* BEGIN SUPPLIED INFORMATION *
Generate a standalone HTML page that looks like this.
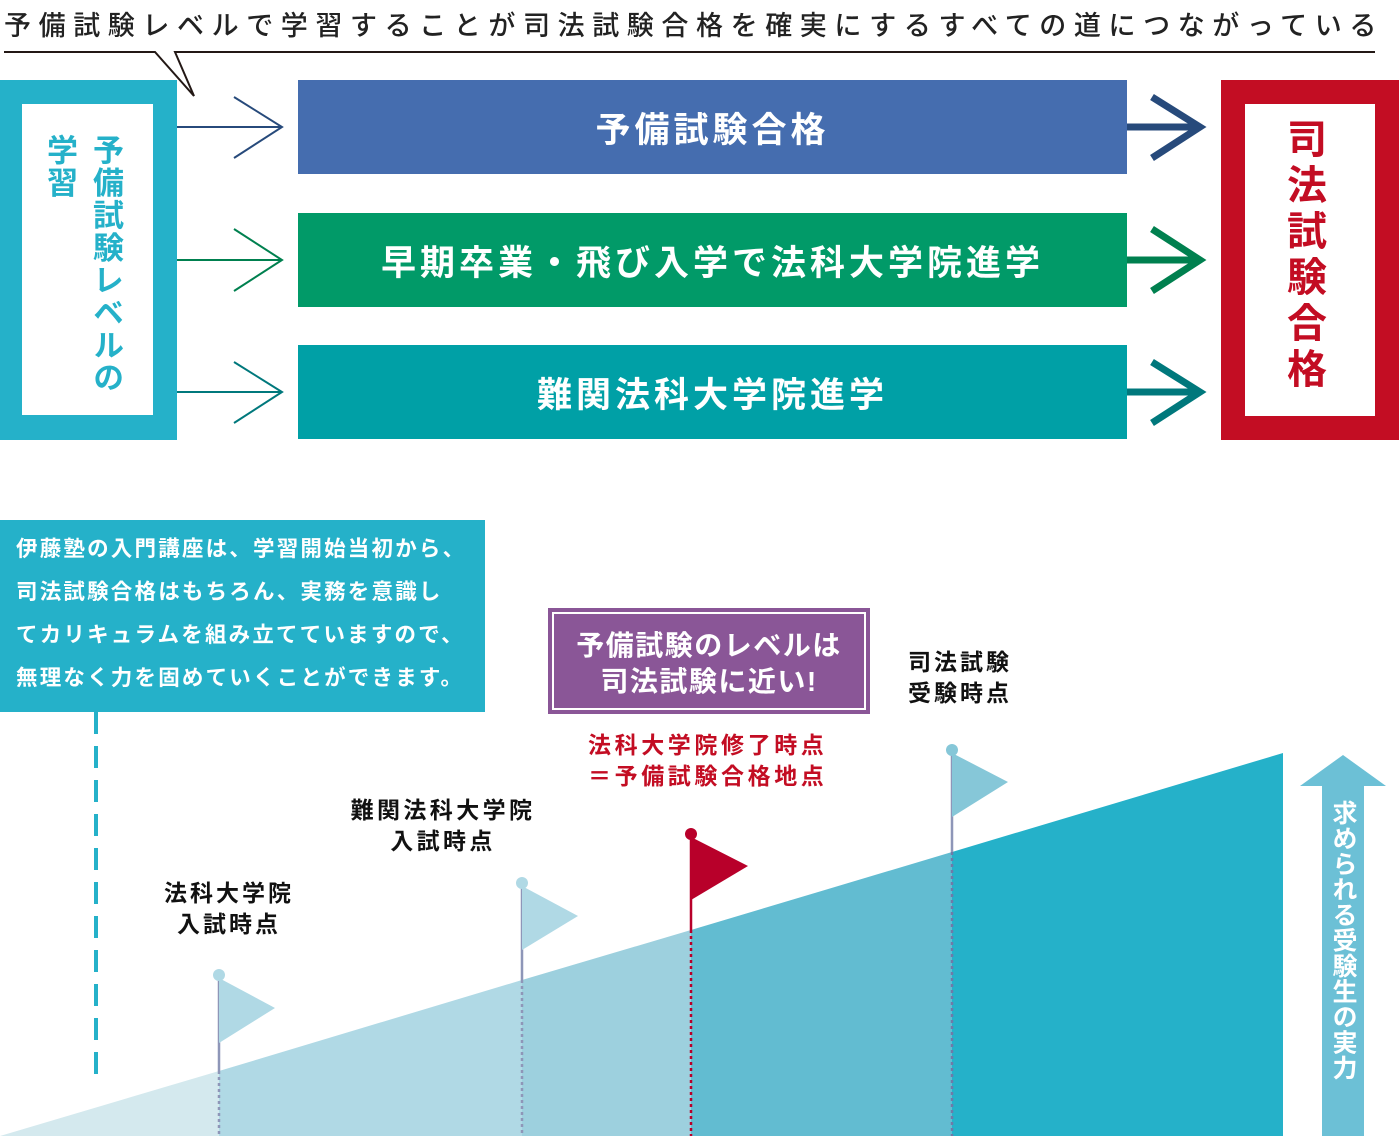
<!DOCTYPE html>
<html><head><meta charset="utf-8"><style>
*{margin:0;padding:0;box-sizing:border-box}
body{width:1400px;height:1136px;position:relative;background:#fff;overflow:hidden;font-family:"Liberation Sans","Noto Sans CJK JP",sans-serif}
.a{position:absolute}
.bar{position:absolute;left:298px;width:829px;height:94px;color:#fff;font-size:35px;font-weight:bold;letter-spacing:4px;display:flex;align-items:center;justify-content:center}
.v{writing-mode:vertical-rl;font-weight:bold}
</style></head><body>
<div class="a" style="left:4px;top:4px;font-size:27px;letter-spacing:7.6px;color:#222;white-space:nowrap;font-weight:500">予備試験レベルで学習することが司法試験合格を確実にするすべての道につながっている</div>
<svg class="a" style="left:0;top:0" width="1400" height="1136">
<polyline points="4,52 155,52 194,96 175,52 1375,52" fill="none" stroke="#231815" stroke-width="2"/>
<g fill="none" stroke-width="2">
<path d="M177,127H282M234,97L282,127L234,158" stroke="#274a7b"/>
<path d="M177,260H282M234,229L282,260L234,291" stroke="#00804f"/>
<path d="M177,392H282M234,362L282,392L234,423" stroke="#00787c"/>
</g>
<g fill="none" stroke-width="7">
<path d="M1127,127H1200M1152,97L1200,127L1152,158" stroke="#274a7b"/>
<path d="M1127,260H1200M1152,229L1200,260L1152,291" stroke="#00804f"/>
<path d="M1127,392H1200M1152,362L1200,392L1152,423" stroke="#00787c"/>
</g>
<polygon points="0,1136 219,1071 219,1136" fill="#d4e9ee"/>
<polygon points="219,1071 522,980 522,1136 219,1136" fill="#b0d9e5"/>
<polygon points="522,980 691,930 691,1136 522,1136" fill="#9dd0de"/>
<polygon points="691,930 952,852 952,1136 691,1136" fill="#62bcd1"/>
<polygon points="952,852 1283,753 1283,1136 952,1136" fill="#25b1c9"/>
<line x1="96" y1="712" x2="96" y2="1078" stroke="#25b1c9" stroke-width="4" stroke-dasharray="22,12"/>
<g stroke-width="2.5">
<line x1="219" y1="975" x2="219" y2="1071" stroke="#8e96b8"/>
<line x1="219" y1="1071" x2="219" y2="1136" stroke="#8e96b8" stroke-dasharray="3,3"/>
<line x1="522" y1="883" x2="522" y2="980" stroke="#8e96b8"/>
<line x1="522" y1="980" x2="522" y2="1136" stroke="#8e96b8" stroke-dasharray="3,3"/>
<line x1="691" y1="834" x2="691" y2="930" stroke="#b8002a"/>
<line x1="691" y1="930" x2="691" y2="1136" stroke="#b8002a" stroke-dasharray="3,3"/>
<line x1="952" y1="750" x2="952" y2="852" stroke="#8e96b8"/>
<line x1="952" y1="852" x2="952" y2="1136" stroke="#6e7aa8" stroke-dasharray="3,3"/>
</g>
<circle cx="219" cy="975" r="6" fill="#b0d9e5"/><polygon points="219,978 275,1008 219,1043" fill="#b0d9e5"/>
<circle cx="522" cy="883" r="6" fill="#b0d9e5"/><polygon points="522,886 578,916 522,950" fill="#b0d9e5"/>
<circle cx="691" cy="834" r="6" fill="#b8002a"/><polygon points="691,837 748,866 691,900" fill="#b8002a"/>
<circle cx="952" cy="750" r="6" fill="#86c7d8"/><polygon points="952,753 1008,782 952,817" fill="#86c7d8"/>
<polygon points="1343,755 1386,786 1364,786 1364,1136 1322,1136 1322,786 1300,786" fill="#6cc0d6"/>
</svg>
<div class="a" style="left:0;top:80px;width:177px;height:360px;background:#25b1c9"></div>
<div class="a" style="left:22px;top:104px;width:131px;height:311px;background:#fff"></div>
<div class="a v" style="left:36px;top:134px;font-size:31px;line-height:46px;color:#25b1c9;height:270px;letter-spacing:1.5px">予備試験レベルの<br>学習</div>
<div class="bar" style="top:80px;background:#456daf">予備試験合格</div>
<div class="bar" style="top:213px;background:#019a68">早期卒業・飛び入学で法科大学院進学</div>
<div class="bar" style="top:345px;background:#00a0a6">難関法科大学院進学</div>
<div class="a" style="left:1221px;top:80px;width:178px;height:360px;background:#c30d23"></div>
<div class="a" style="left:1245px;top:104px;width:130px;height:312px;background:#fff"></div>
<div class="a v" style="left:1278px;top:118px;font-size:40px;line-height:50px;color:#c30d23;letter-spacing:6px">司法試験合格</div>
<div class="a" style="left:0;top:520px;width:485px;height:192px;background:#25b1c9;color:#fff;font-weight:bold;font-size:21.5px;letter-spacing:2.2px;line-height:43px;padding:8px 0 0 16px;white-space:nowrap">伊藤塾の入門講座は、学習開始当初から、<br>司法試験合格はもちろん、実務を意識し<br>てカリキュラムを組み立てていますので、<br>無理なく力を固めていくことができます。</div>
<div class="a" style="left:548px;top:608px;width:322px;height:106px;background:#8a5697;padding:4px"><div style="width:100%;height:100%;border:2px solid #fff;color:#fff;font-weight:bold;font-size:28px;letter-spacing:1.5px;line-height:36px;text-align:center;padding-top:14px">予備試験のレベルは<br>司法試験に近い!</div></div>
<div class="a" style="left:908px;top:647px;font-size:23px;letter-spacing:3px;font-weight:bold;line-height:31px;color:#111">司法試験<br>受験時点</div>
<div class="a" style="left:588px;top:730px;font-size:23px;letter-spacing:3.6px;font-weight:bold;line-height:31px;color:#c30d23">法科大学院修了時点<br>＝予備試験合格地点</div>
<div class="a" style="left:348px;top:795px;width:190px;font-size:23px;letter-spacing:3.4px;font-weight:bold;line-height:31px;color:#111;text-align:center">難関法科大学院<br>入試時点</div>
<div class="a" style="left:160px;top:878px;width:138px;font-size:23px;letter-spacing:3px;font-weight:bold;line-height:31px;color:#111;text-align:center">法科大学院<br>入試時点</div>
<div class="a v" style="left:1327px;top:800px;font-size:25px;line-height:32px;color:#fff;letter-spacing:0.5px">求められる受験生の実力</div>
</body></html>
* END SUPPLIED INFORMATION *
=== EXERCISE OBJECTIVE ===
Reproduce the material above verbatim; omit every picture.

=== TASK RESPONSE ===
Generate a standalone HTML page that looks like this.
<!DOCTYPE html>
<html><head><meta charset="utf-8"><style>
*{margin:0;padding:0;box-sizing:border-box}
body{width:1400px;height:1136px;position:relative;background:#fff;overflow:hidden;font-family:"Liberation Sans","Noto Sans CJK JP",sans-serif}
.a{position:absolute}
.bar{position:absolute;left:298px;width:829px;height:94px;color:#fff;font-size:35px;font-weight:bold;letter-spacing:4px;display:flex;align-items:center;justify-content:center}
.v{writing-mode:vertical-rl;font-weight:bold}
</style></head><body>
<div class="a" style="left:4px;top:4px;font-size:27px;letter-spacing:7.6px;color:#222;white-space:nowrap;font-weight:500">予備試験レベルで学習することが司法試験合格を確実にするすべての道につながっている</div>
<svg class="a" style="left:0;top:0" width="1400" height="1136">
<polyline points="4,52 155,52 194,96 175,52 1375,52" fill="none" stroke="#231815" stroke-width="2"/>
<g fill="none" stroke-width="2">
<path d="M177,127H282M234,97L282,127L234,158" stroke="#274a7b"/>
<path d="M177,260H282M234,229L282,260L234,291" stroke="#00804f"/>
<path d="M177,392H282M234,362L282,392L234,423" stroke="#00787c"/>
</g>
<g fill="none" stroke-width="7">
<path d="M1127,127H1200M1152,97L1200,127L1152,158" stroke="#274a7b"/>
<path d="M1127,260H1200M1152,229L1200,260L1152,291" stroke="#00804f"/>
<path d="M1127,392H1200M1152,362L1200,392L1152,423" stroke="#00787c"/>
</g>
<polygon points="0,1136 219,1071 219,1136" fill="#d4e9ee"/>
<polygon points="219,1071 522,980 522,1136 219,1136" fill="#b0d9e5"/>
<polygon points="522,980 691,930 691,1136 522,1136" fill="#9dd0de"/>
<polygon points="691,930 952,852 952,1136 691,1136" fill="#62bcd1"/>
<polygon points="952,852 1283,753 1283,1136 952,1136" fill="#25b1c9"/>
<line x1="96" y1="712" x2="96" y2="1078" stroke="#25b1c9" stroke-width="4" stroke-dasharray="22,12"/>
<g stroke-width="2.5">
<line x1="219" y1="975" x2="219" y2="1071" stroke="#8e96b8"/>
<line x1="219" y1="1071" x2="219" y2="1136" stroke="#8e96b8" stroke-dasharray="3,3"/>
<line x1="522" y1="883" x2="522" y2="980" stroke="#8e96b8"/>
<line x1="522" y1="980" x2="522" y2="1136" stroke="#8e96b8" stroke-dasharray="3,3"/>
<line x1="691" y1="834" x2="691" y2="930" stroke="#b8002a"/>
<line x1="691" y1="930" x2="691" y2="1136" stroke="#b8002a" stroke-dasharray="3,3"/>
<line x1="952" y1="750" x2="952" y2="852" stroke="#8e96b8"/>
<line x1="952" y1="852" x2="952" y2="1136" stroke="#6e7aa8" stroke-dasharray="3,3"/>
</g>
<circle cx="219" cy="975" r="6" fill="#b0d9e5"/><polygon points="219,978 275,1008 219,1043" fill="#b0d9e5"/>
<circle cx="522" cy="883" r="6" fill="#b0d9e5"/><polygon points="522,886 578,916 522,950" fill="#b0d9e5"/>
<circle cx="691" cy="834" r="6" fill="#b8002a"/><polygon points="691,837 748,866 691,900" fill="#b8002a"/>
<circle cx="952" cy="750" r="6" fill="#86c7d8"/><polygon points="952,753 1008,782 952,817" fill="#86c7d8"/>
<polygon points="1343,755 1386,786 1364,786 1364,1136 1322,1136 1322,786 1300,786" fill="#6cc0d6"/>
</svg>
<div class="a" style="left:0;top:80px;width:177px;height:360px;background:#25b1c9"></div>
<div class="a" style="left:22px;top:104px;width:131px;height:311px;background:#fff"></div>
<div class="a v" style="left:36px;top:134px;font-size:31px;line-height:46px;color:#25b1c9;height:270px;letter-spacing:1.5px">予備試験レベルの<br>学習</div>
<div class="bar" style="top:80px;background:#456daf">予備試験合格</div>
<div class="bar" style="top:213px;background:#019a68">早期卒業・飛び入学で法科大学院進学</div>
<div class="bar" style="top:345px;background:#00a0a6">難関法科大学院進学</div>
<div class="a" style="left:1221px;top:80px;width:178px;height:360px;background:#c30d23"></div>
<div class="a" style="left:1245px;top:104px;width:130px;height:312px;background:#fff"></div>
<div class="a v" style="left:1278px;top:118px;font-size:40px;line-height:50px;color:#c30d23;letter-spacing:6px">司法試験合格</div>
<div class="a" style="left:0;top:520px;width:485px;height:192px;background:#25b1c9;color:#fff;font-weight:bold;font-size:21.5px;letter-spacing:2.2px;line-height:43px;padding:8px 0 0 16px;white-space:nowrap">伊藤塾の入門講座は、学習開始当初から、<br>司法試験合格はもちろん、実務を意識し<br>てカリキュラムを組み立てていますので、<br>無理なく力を固めていくことができます。</div>
<div class="a" style="left:548px;top:608px;width:322px;height:106px;background:#8a5697;padding:4px"><div style="width:100%;height:100%;border:2px solid #fff;color:#fff;font-weight:bold;font-size:28px;letter-spacing:1.5px;line-height:36px;text-align:center;padding-top:14px">予備試験のレベルは<br>司法試験に近い!</div></div>
<div class="a" style="left:908px;top:647px;font-size:23px;letter-spacing:3px;font-weight:bold;line-height:31px;color:#111">司法試験<br>受験時点</div>
<div class="a" style="left:588px;top:730px;font-size:23px;letter-spacing:3.6px;font-weight:bold;line-height:31px;color:#c30d23">法科大学院修了時点<br>＝予備試験合格地点</div>
<div class="a" style="left:348px;top:795px;width:190px;font-size:23px;letter-spacing:3.4px;font-weight:bold;line-height:31px;color:#111;text-align:center">難関法科大学院<br>入試時点</div>
<div class="a" style="left:160px;top:878px;width:138px;font-size:23px;letter-spacing:3px;font-weight:bold;line-height:31px;color:#111;text-align:center">法科大学院<br>入試時点</div>
<div class="a v" style="left:1327px;top:800px;font-size:25px;line-height:32px;color:#fff;letter-spacing:0.5px">求められる受験生の実力</div>
</body></html>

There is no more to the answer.